I accept, in those circumstances, the submission of counsel for Wideline that the District Court judgment upon which the bankruptcy notice was based should be characterised in the same terms as Beaumont and Gummow JJ in Olivieri v Stafford (1989) 91 ALR 91 gave to the judgment in that case. The relevant principle upon which the bankruptcy court should decide whether to “go behind” the judgment of the District Court to consider whether there “really is a debt” owed by the Kalantzis brothers to Wideline, was expressed by Beaumont J at 102:
As has been said, a Court of Bankruptcy is concerned to inquire into the “reality” of the matter in hand. Here the “reality” of the matter is that the merits of the respondents’ claim have been demonstrated to the satisfaction of one judge of the District Court and another judge of that court has declined to disturb the judgment. As a matter of substance, it is appropriate, in all the circumstances, for a Court of Bankruptcy to treat what happened in the two hearings in the District Court as a trial of the merits of the respondents’ claim. That is to say, a Court of Bankruptcy should, I think, accept that a process of adjudication in the District Court has established that the underlying transactions created a true debt which could, in turn, provide a proper foundation for the entry of a judgment in respect of which a bankruptcy notice could properly issue.
It must follow, in my opinion, that it is no longer permissable to speculate about the antecedent transactions which underlie the judgment.

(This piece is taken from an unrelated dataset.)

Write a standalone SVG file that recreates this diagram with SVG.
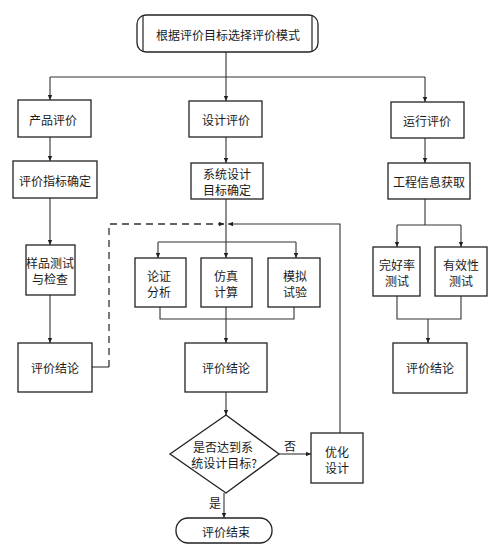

For all practical purposes, that is, in substance, as well as in form, the position is now governed by the judgment into which the previous obligations merged. From the judgment there arose a new obligation in the form of a judgment debt. The bankruptcy notice required payment of that debt. In so requiring, the notice must be taken to have accurately stated the amount due by the appellant to the respondents. In this sense, the notice did not overstate the amount due.

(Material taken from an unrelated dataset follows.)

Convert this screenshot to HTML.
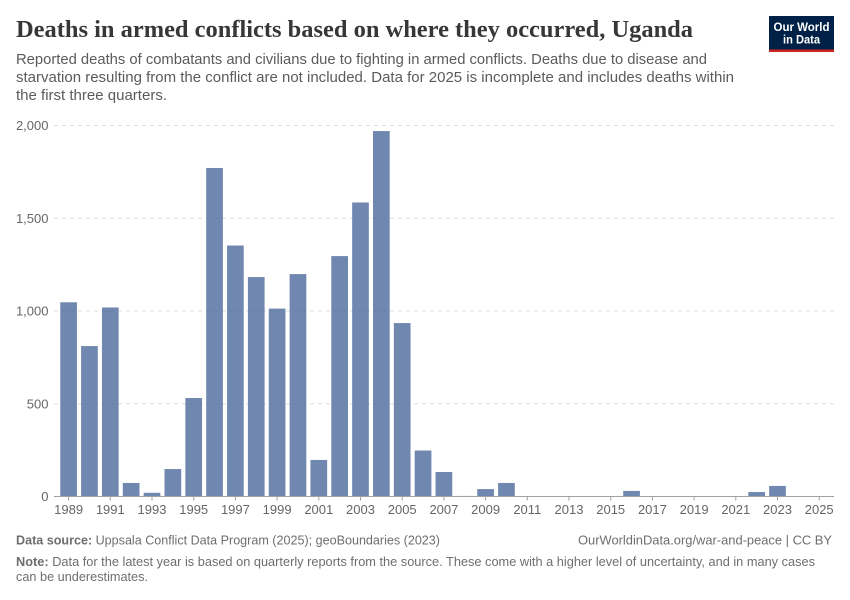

Cases where the bankruptcy court is more willing to go behind a judgment debt because it is a “default judgment”, are to be distinguished. As Beaumont J said at 103:
As has been said, where there is a default judgment, a Court of Bankruptcy will always “go behind” the judgment if there is what it regards as a bona fide allegation that no real debt “lay behind” the judgment. But, in the present case, the judgment was not obtained by default. It was obtained upon the presentation of a case to Graham DCJ. Moreover, Johnstone DCJ declined to disturb it.

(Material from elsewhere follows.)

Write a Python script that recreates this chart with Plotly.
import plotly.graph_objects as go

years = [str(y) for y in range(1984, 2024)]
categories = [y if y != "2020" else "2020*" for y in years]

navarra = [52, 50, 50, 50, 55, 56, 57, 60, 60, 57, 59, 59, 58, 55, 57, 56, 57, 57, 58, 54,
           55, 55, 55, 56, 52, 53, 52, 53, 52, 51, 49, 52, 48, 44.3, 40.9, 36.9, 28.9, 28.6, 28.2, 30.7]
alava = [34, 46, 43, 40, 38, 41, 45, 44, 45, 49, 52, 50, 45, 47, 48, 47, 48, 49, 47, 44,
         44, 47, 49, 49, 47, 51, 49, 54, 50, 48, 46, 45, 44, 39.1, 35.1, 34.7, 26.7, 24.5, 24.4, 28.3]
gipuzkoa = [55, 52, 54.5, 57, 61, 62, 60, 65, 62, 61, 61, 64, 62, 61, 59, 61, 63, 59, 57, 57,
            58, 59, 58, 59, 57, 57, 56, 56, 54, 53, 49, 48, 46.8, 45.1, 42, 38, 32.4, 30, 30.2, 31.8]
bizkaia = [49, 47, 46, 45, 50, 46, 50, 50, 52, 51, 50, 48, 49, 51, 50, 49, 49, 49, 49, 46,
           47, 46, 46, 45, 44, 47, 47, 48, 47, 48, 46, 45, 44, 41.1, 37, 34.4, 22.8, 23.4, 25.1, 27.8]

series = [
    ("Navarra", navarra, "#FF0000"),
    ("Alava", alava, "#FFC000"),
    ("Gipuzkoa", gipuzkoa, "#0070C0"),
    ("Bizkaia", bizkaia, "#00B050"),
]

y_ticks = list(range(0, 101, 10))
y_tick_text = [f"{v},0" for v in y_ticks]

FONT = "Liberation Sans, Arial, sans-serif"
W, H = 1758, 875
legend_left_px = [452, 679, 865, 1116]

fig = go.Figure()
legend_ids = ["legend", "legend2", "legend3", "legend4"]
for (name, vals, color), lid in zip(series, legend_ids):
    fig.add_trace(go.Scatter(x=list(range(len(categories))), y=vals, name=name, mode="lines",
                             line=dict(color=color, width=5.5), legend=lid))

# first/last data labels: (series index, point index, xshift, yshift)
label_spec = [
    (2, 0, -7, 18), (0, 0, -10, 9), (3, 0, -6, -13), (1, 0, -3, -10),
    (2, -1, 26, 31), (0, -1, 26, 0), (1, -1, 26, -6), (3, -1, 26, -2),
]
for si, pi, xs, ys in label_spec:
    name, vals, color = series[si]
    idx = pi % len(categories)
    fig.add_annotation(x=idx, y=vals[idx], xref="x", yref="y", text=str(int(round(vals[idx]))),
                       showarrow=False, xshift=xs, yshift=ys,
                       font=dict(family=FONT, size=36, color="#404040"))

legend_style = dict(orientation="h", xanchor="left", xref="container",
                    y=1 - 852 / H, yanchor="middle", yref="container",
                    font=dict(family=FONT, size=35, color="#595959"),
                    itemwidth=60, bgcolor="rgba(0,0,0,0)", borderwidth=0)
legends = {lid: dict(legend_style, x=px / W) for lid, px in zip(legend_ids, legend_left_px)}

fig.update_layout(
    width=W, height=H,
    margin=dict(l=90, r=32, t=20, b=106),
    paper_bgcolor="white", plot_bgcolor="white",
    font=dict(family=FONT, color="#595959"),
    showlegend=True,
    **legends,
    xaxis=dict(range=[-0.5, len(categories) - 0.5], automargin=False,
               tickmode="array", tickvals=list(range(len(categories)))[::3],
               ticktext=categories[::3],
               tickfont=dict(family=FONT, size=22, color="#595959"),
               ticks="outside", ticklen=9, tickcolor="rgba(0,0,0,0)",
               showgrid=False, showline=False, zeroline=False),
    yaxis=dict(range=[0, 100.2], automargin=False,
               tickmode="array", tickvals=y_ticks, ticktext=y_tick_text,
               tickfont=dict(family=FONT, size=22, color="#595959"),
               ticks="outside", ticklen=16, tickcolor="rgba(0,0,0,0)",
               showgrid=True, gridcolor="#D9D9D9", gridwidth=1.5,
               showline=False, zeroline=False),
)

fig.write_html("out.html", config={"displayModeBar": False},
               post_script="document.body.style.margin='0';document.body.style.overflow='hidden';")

In that case, Johnstone DCJ had refused an application by the debtor to set aside a judgment, which had been entered at a trial in which his legal representative had withdrawn after losing an adjournment application, the trial then proceeding on an undefended basis. As I have noted, I consider that an indistinguishable situation has occurred in the present case.
Beaumont J in Olivieri found no error in the first instance bankruptcy judge having declined to investigate the underlying indebtedness, and his Honour said at 104:
It follows, in my view, that the authorities relied on by the appellant may be distinguished for our purposes. It is one thing to look behind a judgment obtained in default of the taking by a defendant of a procedural step. In such a case, there has been no adjudication of the merits of the dispute. It is a different thing to ask a Bankruptcy Court to embark upon an investigation of all the details of the underlying transactions between the parties where the matter has already been the subject of an adjudication in the District Court on two occasions. (emphasis in original)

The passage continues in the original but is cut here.